October is the driest month.
Except for this year, when it was sodden.
In Lexington, we get 2.7 inches of rain in an average October. This year's total: 5.77 inches — more than two Octobers worth packed into one.
Some places in the state — along the Bluegrass Parkway and west of Interstate 65 —got more than 10 inches of rain, or 3 1/2 Octobers worth.
It was Lexington's eighth-wettest October since record keeping began, and added to what is so far the ninth-wettest year.
Lexington usually gets just under 46 inches of rain in a year. So far this year: with two months still to go, the total has surpassed 49 inches.

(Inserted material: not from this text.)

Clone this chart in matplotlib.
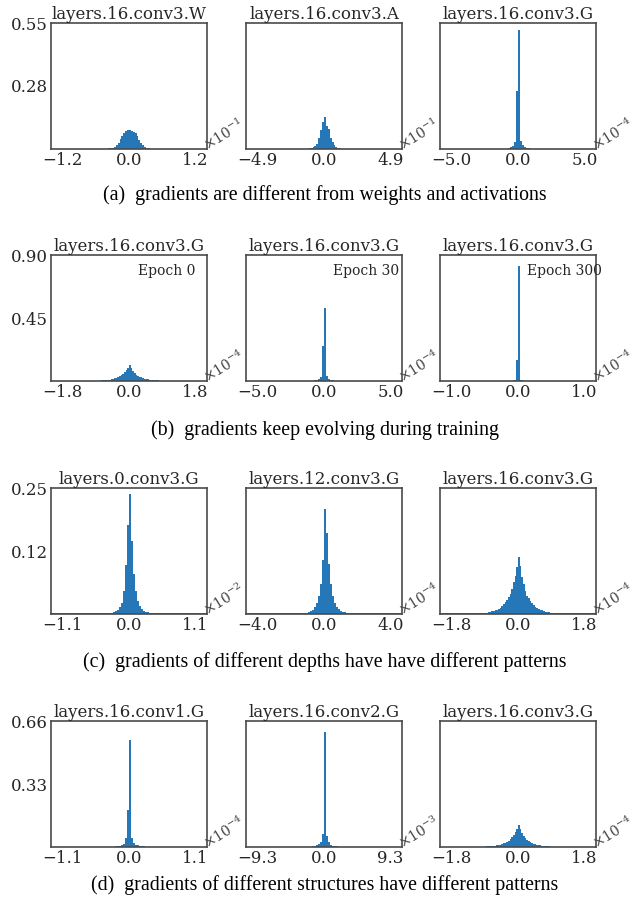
import matplotlib
matplotlib.use("Agg")
import matplotlib.pyplot as plt
import numpy as np

plt.rcParams['font.family'] = ['DejaVu Serif']
plt.rcParams['mathtext.fontset'] = 'dejavuserif'

# ---------------- data (histogram bin heights) ----------------
# bin k spans [k*bw, (k+1)*bw] in the panel's scaled units
w16_conv3_bw = 0.034
w16_conv3_k0 = -11
w16_conv3_h = [0.003, 0.004, 0.006, 0.010, 0.017, 0.028, 0.043, 0.058, 0.070, 0.078, 0.081,
               0.082, 0.080, 0.076, 0.068, 0.056, 0.041, 0.027, 0.016, 0.009, 0.005, 0.003]
w16_conv3_tail = [-1.40, 1.40, 0.002]

a16_conv3_bw = 0.14
a16_conv3_k0 = -8
a16_conv3_h = [0.003, 0.005, 0.008, 0.013, 0.024, 0.048, 0.085, 0.120,
               0.138, 0.100, 0.088, 0.050, 0.030, 0.016, 0.009, 0.005, 0.003]
a16_conv3_tail = [-3.5, 5.7, 0.0015]

g16_conv3_ep30_bw = 0.15
g16_conv3_ep30_k0 = -5
g16_conv3_ep30_h = [0.004, 0.007, 0.012, 0.030, 0.253, 0.520, 0.036, 0.016, 0.008, 0.005, 0.003]
g16_conv3_ep30_tail = [-5.8, 5.8, 0.0015]

g16_conv3_ep0_bw = 0.045
g16_conv3_ep0_k0 = -20
g16_conv3_ep0_h = [0.0024, 0.0028, 0.0033, 0.004, 0.005, 0.006, 0.007, 0.0085, 0.010, 0.012,
                   0.015, 0.019, 0.023, 0.028, 0.033, 0.040, 0.050, 0.063, 0.076, 0.093,
                   0.114, 0.096, 0.073, 0.060, 0.046, 0.036, 0.031, 0.026, 0.021, 0.017,
                   0.014, 0.011, 0.009, 0.008, 0.007, 0.0055, 0.0045, 0.0037, 0.003, 0.0026]
g16_conv3_ep0_tail = [-2.1, 2.1, 0.0015]

g16_conv3_ep300_bw = 0.023
g16_conv3_ep300_k0 = -3
g16_conv3_ep300_h = [0.004, 0.008, 0.150, 0.823, 0.010, 0.004]
g16_conv3_ep300_tail = [-1.17, 1.17, 0.001]

g0_conv3_bw = 0.033
g0_conv3_k0 = -9
g0_conv3_h = [0.002, 0.003, 0.005, 0.008, 0.013, 0.022, 0.045, 0.097, 0.177,
              0.239, 0.144, 0.080, 0.045, 0.025, 0.015, 0.009, 0.006, 0.004, 0.003]
g0_conv3_tail = [-1.28, 1.28, 0.0015]

g12_conv3_bw = 0.12
g12_conv3_k0 = -9
g12_conv3_h = [0.002, 0.003, 0.005, 0.008, 0.013, 0.022, 0.035, 0.060, 0.107,
               0.208, 0.160, 0.100, 0.060, 0.036, 0.022, 0.014, 0.009, 0.006, 0.004, 0.003]
g12_conv3_tail = [-4.68, 4.68, 0.0015]

g16_conv1_bw = 0.033
g16_conv1_k0 = -7
g16_conv1_h = [0.003, 0.004, 0.006, 0.009, 0.015, 0.045, 0.193,
               0.562, 0.048, 0.020, 0.012, 0.008, 0.005, 0.004, 0.003]
g16_conv1_tail = [-1.28, 1.28, 0.0015]

g16_conv2_bw = 0.28
g16_conv2_k0 = -6
g16_conv2_h = [0.003, 0.005, 0.008, 0.014, 0.028, 0.067,
               0.602, 0.060, 0.025, 0.012, 0.007, 0.004, 0.003]
g16_conv2_tail = [-10.9, 10.9, 0.0015]

titles = [["layers.16.conv3.W", "layers.16.conv3.A", "layers.16.conv3.G"],
          ["layers.16.conv3.G", "layers.16.conv3.G", "layers.16.conv3.G"],
          ["layers.0.conv3.G", "layers.12.conv3.G", "layers.16.conv3.G"],
          ["layers.16.conv1.G", "layers.16.conv2.G", "layers.16.conv3.G"]]
xticks_max = [[1.2, 4.9, 5.0], [1.8, 5.0, 1.0], [1.1, 4.0, 1.8], [1.1, 9.3, 1.8]]
exponents = [[-1, -1, -4], [-4, -4, -4], [-2, -4, -4], [-4, -3, -4]]
row_ymax = [0.55, 0.90, 0.25, 0.66]
epoch_labels = ["Epoch 0", "Epoch 30", "Epoch 300"]
captions = ["(a)  gradients are different from weights and activations",
            "(b)  gradients keep evolving during training",
            "(c)  gradients of different depths have have different patterns",
            "(d)  gradients of different structures have different patterns"]

hist = [[(w16_conv3_bw, w16_conv3_k0, w16_conv3_h, w16_conv3_tail),
         (a16_conv3_bw, a16_conv3_k0, a16_conv3_h, a16_conv3_tail),
         (g16_conv3_ep30_bw, g16_conv3_ep30_k0, g16_conv3_ep30_h, g16_conv3_ep30_tail)],
        [(g16_conv3_ep0_bw, g16_conv3_ep0_k0, g16_conv3_ep0_h, g16_conv3_ep0_tail),
         (g16_conv3_ep30_bw, g16_conv3_ep30_k0, g16_conv3_ep30_h, g16_conv3_ep30_tail),
         (g16_conv3_ep300_bw, g16_conv3_ep300_k0, g16_conv3_ep300_h, g16_conv3_ep300_tail)],
        [(g0_conv3_bw, g0_conv3_k0, g0_conv3_h, g0_conv3_tail),
         (g12_conv3_bw, g12_conv3_k0, g12_conv3_h, g12_conv3_tail),
         (g16_conv3_ep0_bw, g16_conv3_ep0_k0, g16_conv3_ep0_h, g16_conv3_ep0_tail)],
        [(g16_conv1_bw, g16_conv1_k0, g16_conv1_h, g16_conv1_tail),
         (g16_conv2_bw, g16_conv2_k0, g16_conv2_h, g16_conv2_tail),
         (g16_conv3_ep0_bw, g16_conv3_ep0_k0, g16_conv3_ep0_h, g16_conv3_ep0_tail)]]

# ---------------- layout ----------------
W, H = 643, 905
fig = plt.figure(figsize=(W / 100, H / 100), dpi=100)
col_left = [51, 246, 440]
ax_w = 156
row_top = [23, 255, 488, 721]
ax_h = 126
cap_y = [195, 430, 662, 885]
bar_color = '#2677b8'
spine_color = '#4a4a4a'
text_color = '#262626'

for r in range(4):
    for c in range(3):
        left = col_left[c] / W
        bottom = 1 - (row_top[r] + ax_h) / H
        ax = fig.add_axes([left, bottom, ax_w / W, ax_h / H])
        bw, k0, hs, tail = hist[r][c]
        # tails
        ax.bar([tail[0]], [tail[2]], width=tail[1] - tail[0], align='edge',
               color=bar_color, linewidth=0)
        edges = [(k0 + i) * bw for i in range(len(hs))]
        ax.bar(edges, hs, width=bw, align='edge', color=bar_color, linewidth=0)
        T = xticks_max[r][c]
        ax.set_xlim(-T * 1.17, T * 1.17)
        ax.set_ylim(0, row_ymax[r])
        ax.set_xticks([-T, 0, T])
        ax.set_xticklabels([f"{v:.1f}".replace('-', '\u2212') for v in [-T, 0.0, T]])
        if c == 0:
            ym = row_ymax[r]
            ax.set_yticks([ym / 2, ym])
            ax.set_yticklabels([f"{ym/2:.2f}", f"{ym:.2f}"])
        else:
            ax.set_yticks([])
        ax.tick_params(length=0, labelsize=12, colors=text_color, pad=2)
        for s in ax.spines.values():
            s.set_color(spine_color)
            s.set_linewidth(1.2)
        ax.set_title(titles[r][c], fontsize=12, color=text_color, pad=2)
        ax.text(1.015, -0.04, r"$\times10^{%d}$" % exponents[r][c], transform=ax.transAxes,
                rotation=32, rotation_mode='anchor', ha='left', va='bottom',
                fontsize=10, color='#444444')
        if r == 1:
            ax.text(0.56, 0.875, epoch_labels[c], transform=ax.transAxes,
                    ha='left', va='center', fontsize=10, color=text_color)
    fig.text(325 / W, 1 - cap_y[r] / H, captions[r], ha='center', va='center',
             fontsize=14.3, family='Liberation Serif', color='black')

fig.savefig('out.png', dpi=100)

All but two months of the year, February and March, have brought above-average rainfall.
The rain has been good for farmers. Kentucky corn production could be 2 percent higher than the 2004 record; soybeans could be 3 percent above the 2006 record; and burley tobacco could be up 10 percent from last year.
All of this also has meant lower water bills, a bumper year for some backyard vegetables and, unfortunately, a fungus that thrives in cool, wet weather and attacks tomatoes and potatoes.
It may have contributed to our great fall leaf color. It made us curse continued days of clouds and rain and rejoice in seeing the sun.
October also was a chilly month. The average Lexington temperature was 3.5 degrees below normal. On Oct. 17, when the thermometer only managed to make it up to 47 degrees, we set a record for the coldest high for the date.
The forecast this week: A week of sun and clouds, with the phrase "chance of sprinkles" intruding on Wednesday.